What the color looked like against everything else on the road
Picture a suburban street in the summer of 1969. Most of the cars parked along the curb were finished in the muted palette that had defined the decade before it, sedate blues, browns, the occasional white. Then a Judge rolls past in Carousel Red with the multicolor stripe running low along its flanks, and every other car on the block suddenly looks like it's dressed for a funeral. That contrast was the entire point. Pontiac wasn't selling a car to people who wanted to fit in.

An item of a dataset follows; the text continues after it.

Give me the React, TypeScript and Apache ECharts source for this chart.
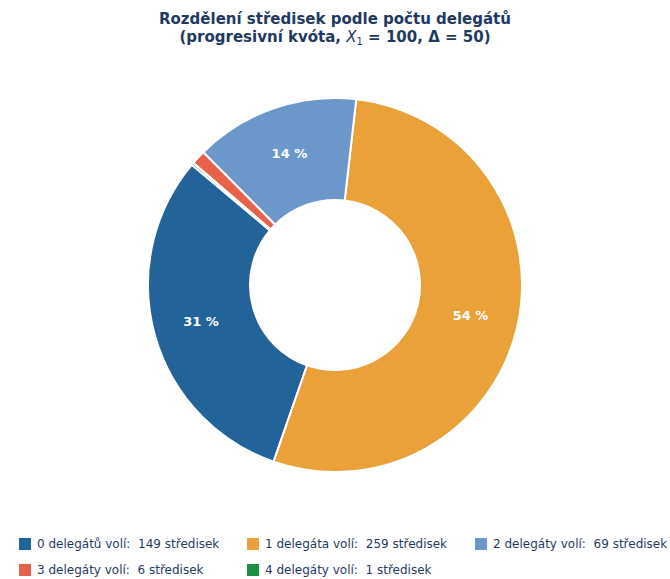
import React, { useEffect, useRef } from "react";
import * as echarts from "echarts";

const categories = ["0 delegátů volí:  149 středisek", "1 delegáta volí:  259 středisek", "2 delegáty volí:  69 středisek", "3 delegáty volí:  6 středisek", "4 delegáty volí:  1 středisek"];
const values = [149, 259, 69, 6, 1];
const colors = ["#22649a", "#eba13a", "#6b97cb", "#e8624a", "#1a9043"];
const legendPos = [[12, 531], [240, 531], [468, 531], [12, 557], [240, 557]];

export default function App() {
  const ref = useRef<HTMLDivElement>(null);
  useEffect(() => {
    document.body.style.margin = "0";
    const chart = echarts.init(ref.current!, null, { renderer: "svg" });
    const total = values.reduce((a, b) => a + b, 0);
    const navy = "#1f3a60";
    chart.setOption({
      animation: false,
      color: colors,
      title: {
        left: "center",
        top: 6,
        text: "Rozdělení středisek podle počtu delegátů",
        subtext: "{b|(progresivní kvóta, }{i|X}{s|1}{b| = 100, Δ = 50)}",
        itemGap: 2,
        textStyle: { color: navy, fontSize: 15, fontWeight: "bold", fontFamily: "DejaVu Sans" },
        subtextStyle: {
          rich: {
            b: { color: navy, fontSize: 15, fontWeight: "bold", fontFamily: "DejaVu Sans" },
            i: { color: navy, fontSize: 15, fontStyle: "italic", fontFamily: "DejaVu Sans" },
            s: { color: navy, fontSize: 10, fontFamily: "DejaVu Sans", padding: [8, 0, 0, 0] },
          },
        },
      },
      legend: legendPos.map((p, i) => ({
        data: [categories[i]],
        left: p[0],
        top: p[1],
        icon: "rect",
        itemWidth: 14,
        itemHeight: 14,
        itemGap: 10,
        textStyle: { color: navy, fontSize: 12, fontFamily: "DejaVu Sans" },
      })),
      series: [
        {
          type: "pie",
          center: [335, 285],
          radius: [85, 187],
          startAngle: 140,
          clockwise: false,
          avoidLabelOverlap: false,
          itemStyle: { borderColor: "#fff", borderWidth: 2 },
          label: {
            position: "inner",
            color: "#fff",
            fontWeight: "bold",
            fontSize: 13,
            fontFamily: "DejaVu Sans",
            formatter: (p: any) => (p.value / total > 0.05 ? Math.round((p.value / total) * 100) + " %" : ""),
          },
          labelLine: { show: false },
          emphasis: { disabled: true },
          data: categories.map((c, i) => ({ name: c, value: values[i] })),
        },
      ],
    });
    return () => chart.dispose();
  }, []);
  return <div ref={ref} style={{ width: 670, height: 579 }} />;
}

The color aged into something else over the following decades. What once signaled rebellion against a beige decade now reads as a kind of time capsule, instantly placing a car in exactly one cultural moment. Walk through any large car show today and a Carousel Red Judge will draw a crowd of people who were not alive in 1969 and still recognize the shade on sight. That kind of visual memory does not happen by accident.
"Some cars you remember by the sound of the engine. This one you remember by the color first, and the sound only after it's already gone past you."
— Nora Beckett
The woman in Flint, years later
She kept the car for eleven years, sold it to a neighbor's son when she moved for a job, and spent the next four decades occasionally wondering where it ended up. She never found it again. What she remembers now, when people ask about the Judge she owned at twenty-two, is not the quarter-mile times or the sound of the exhaust. It's standing in the showroom under fluorescent light, looking at a color that seemed to argue with the rest of the room, and knowing immediately that she wanted it more than she'd wanted anything in a long time.
That's what a color can do when a company commits to it fully instead of hedging toward something safer. Carousel Red never asked permission. It's part of why the Judge still gets recognized decades later by people who couldn't tell a 400 from a 350 if their life depended on it, but who know that shade of red the instant it passes them on a highway.
The name behind the option itself has its own strange origin story, tangled up with a television show that had nothing to do with cars. If you want to know how a courtroom catchphrase ended up stamped on a Pontiac fender, read on.
Finding the right shade fifty years later
Modern paint codes make matching Carousel Red harder than most people expect. The original lacquer formula has been reformulated more than once as automotive paint regulations changed, and shops that specialize in muscle car restorations keep their own reference chips because factory paint codes alone don't always translate cleanly into today's basecoat and clearcoat systems. A slightly-off Carousel Red is one of the fastest ways to devalue an otherwise correct restoration, and judges at concours events know the shade well enough to spot a mismatch from ten feet away.
Owners who've gone through a full repaint describe the process as more art than science. You bring in original paint chips if you can find them, usually from somewhere shielded from decades of sun exposure, a trunk hinge or a door jamb, and match against those rather than trusting a printed code alone. The sun fades Carousel Red faster than it fades most factory colors, which is part of why so many surviving cars from the era look more orange than red today. That fade is its own kind of history, even if restorers spend real money trying to erase it.
A color that still does its job
Restorers today chase Carousel Red with the same seriousness collectors reserve for matching-numbers engines, because a Judge repainted in the wrong shade of red loses something that goes beyond accuracy. It loses the specific jolt the color was built to deliver. Get the shade wrong by even a little and the car reads as a generic muscle car instead of a Judge. Get it right and it still stops people on a sidewalk more than fifty years after it rolled off a Pontiac assembly line, which is more than most colors from that era can claim.